[Challenge]: Everything from the first line of the data through the line with "const categories = ['Less" is to be echoed exactly, minus the pictures.

[Collected data]:
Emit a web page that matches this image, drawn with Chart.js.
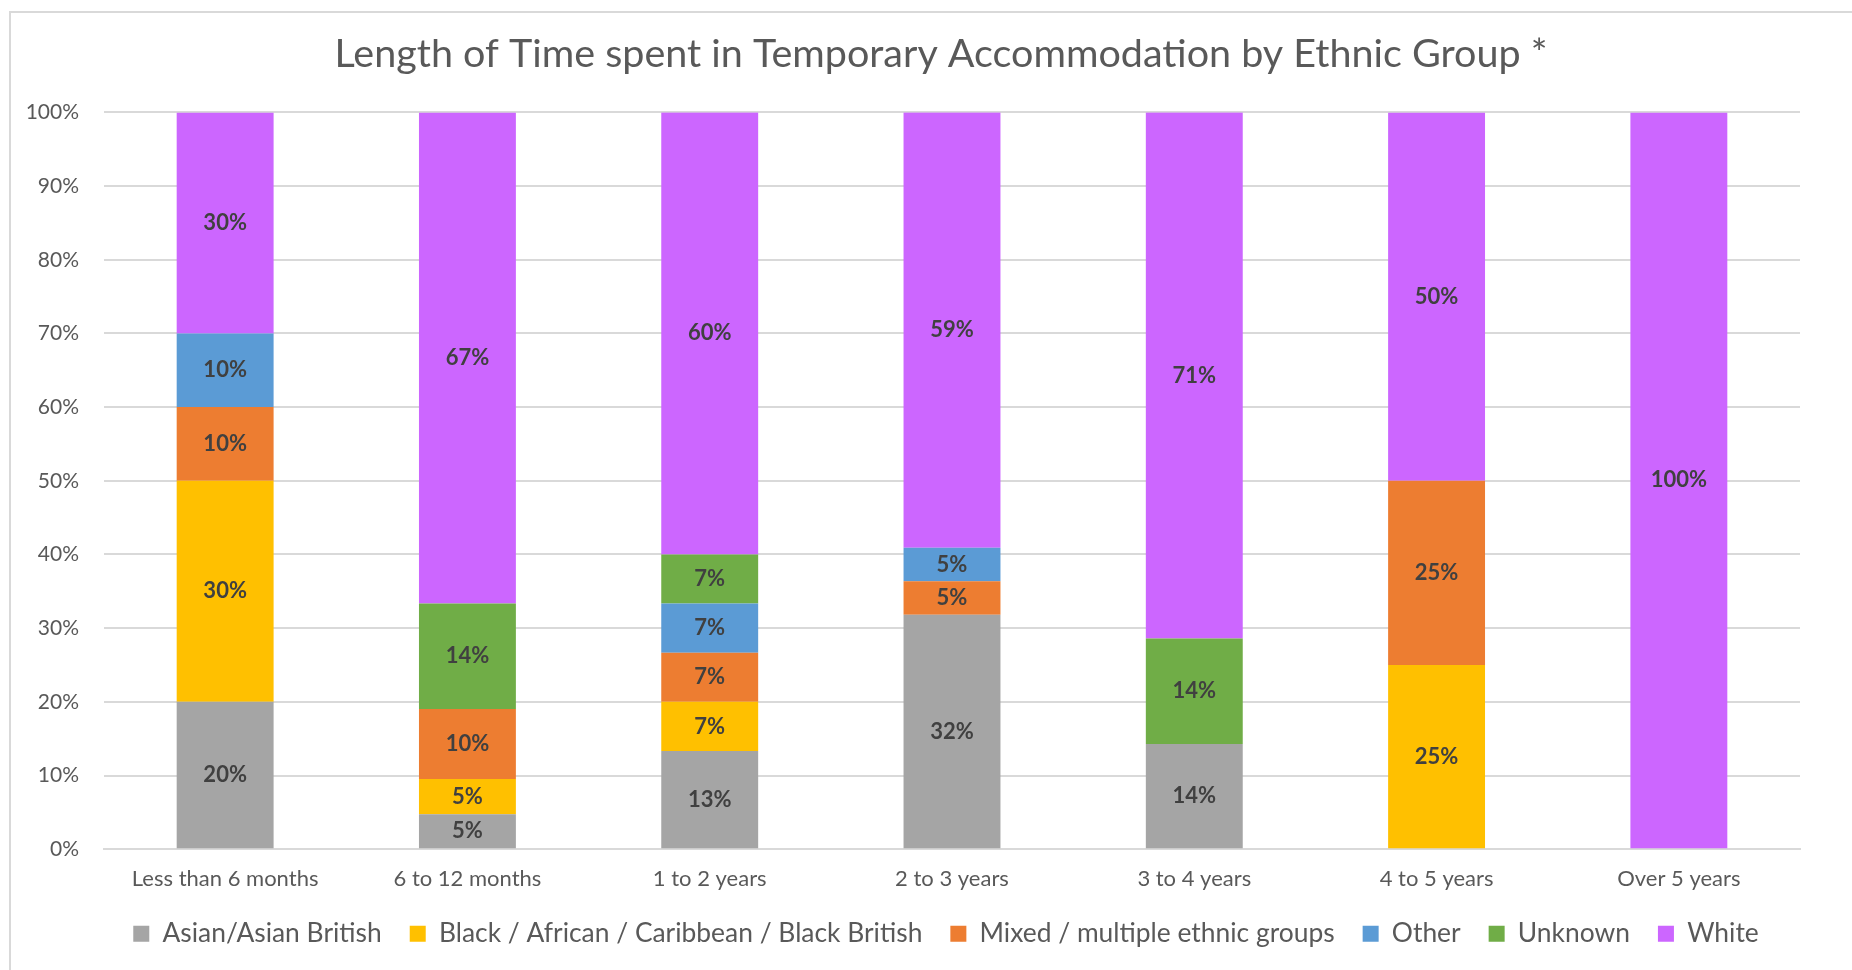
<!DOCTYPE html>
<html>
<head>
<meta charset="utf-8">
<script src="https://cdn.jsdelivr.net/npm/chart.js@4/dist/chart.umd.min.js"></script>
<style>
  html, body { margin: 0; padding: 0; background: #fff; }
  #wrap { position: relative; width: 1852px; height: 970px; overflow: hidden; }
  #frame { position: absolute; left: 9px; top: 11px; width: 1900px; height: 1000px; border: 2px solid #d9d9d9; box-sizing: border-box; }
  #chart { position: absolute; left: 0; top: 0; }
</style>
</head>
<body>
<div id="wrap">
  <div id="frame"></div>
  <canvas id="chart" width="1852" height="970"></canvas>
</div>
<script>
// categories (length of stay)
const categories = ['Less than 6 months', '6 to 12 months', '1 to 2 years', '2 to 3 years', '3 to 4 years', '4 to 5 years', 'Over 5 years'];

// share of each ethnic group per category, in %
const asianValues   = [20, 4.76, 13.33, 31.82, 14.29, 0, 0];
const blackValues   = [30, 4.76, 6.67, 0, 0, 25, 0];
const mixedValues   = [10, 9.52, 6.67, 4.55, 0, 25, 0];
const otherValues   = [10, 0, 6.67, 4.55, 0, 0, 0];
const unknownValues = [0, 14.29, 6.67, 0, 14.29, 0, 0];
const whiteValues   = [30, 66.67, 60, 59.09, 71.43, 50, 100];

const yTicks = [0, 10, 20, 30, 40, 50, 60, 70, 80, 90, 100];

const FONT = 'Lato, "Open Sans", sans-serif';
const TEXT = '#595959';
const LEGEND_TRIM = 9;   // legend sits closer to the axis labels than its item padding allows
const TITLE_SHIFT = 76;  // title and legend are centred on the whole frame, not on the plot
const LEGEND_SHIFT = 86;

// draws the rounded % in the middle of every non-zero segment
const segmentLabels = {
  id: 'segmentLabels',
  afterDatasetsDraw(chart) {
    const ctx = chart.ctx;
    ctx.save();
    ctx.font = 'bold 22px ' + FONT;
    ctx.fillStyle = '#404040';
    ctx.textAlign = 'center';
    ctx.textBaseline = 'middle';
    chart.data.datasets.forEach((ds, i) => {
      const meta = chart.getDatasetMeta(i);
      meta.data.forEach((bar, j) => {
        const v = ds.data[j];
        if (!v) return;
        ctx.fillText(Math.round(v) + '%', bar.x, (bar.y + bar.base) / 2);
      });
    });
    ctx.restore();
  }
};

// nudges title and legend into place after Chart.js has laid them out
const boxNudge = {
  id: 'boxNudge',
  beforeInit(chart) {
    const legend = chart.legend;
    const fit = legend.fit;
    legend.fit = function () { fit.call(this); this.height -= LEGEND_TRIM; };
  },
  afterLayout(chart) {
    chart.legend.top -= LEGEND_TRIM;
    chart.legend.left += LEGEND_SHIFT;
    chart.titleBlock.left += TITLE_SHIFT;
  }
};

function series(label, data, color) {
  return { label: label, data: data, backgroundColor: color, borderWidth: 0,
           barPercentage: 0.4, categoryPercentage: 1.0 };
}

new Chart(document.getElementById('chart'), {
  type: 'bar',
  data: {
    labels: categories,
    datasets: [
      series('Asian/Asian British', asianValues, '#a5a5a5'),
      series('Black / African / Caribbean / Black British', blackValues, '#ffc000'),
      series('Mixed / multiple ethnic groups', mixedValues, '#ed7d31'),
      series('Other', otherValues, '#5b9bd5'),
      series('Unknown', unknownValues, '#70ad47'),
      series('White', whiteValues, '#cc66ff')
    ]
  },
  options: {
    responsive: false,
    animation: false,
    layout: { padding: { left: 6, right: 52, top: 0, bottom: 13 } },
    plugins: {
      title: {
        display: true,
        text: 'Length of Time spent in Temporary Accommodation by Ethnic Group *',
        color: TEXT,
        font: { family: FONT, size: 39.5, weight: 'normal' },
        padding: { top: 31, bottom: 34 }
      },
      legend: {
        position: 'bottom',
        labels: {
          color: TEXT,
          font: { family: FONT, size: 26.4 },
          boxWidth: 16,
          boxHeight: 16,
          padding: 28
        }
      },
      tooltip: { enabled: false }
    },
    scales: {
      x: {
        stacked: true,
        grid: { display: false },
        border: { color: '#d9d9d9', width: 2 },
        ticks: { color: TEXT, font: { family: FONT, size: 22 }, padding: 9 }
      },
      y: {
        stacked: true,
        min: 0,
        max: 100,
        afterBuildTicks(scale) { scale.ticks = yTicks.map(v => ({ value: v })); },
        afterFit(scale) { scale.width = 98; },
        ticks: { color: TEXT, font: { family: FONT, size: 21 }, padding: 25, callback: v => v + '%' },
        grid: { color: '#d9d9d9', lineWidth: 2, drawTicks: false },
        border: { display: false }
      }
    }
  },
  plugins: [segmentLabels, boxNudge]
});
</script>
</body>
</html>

[Output below]:
Emit a web page that matches this image, drawn with Chart.js.
<!DOCTYPE html>
<html>
<head>
<meta charset="utf-8">
<script src="https://cdn.jsdelivr.net/npm/chart.js@4/dist/chart.umd.min.js"></script>
<style>
  html, body { margin: 0; padding: 0; background: #fff; }
  #wrap { position: relative; width: 1852px; height: 970px; overflow: hidden; }
  #frame { position: absolute; left: 9px; top: 11px; width: 1900px; height: 1000px; border: 2px solid #d9d9d9; box-sizing: border-box; }
  #chart { position: absolute; left: 0; top: 0; }
</style>
</head>
<body>
<div id="wrap">
  <div id="frame"></div>
  <canvas id="chart" width="1852" height="970"></canvas>
</div>
<script>
// categories (length of stay)
const categories = ['Less than 6 months', '6 to 12 months', '1 to 2 years', '2 to 3 years', '3 to 4 years', '4 to 5 years', 'Over 5 years'];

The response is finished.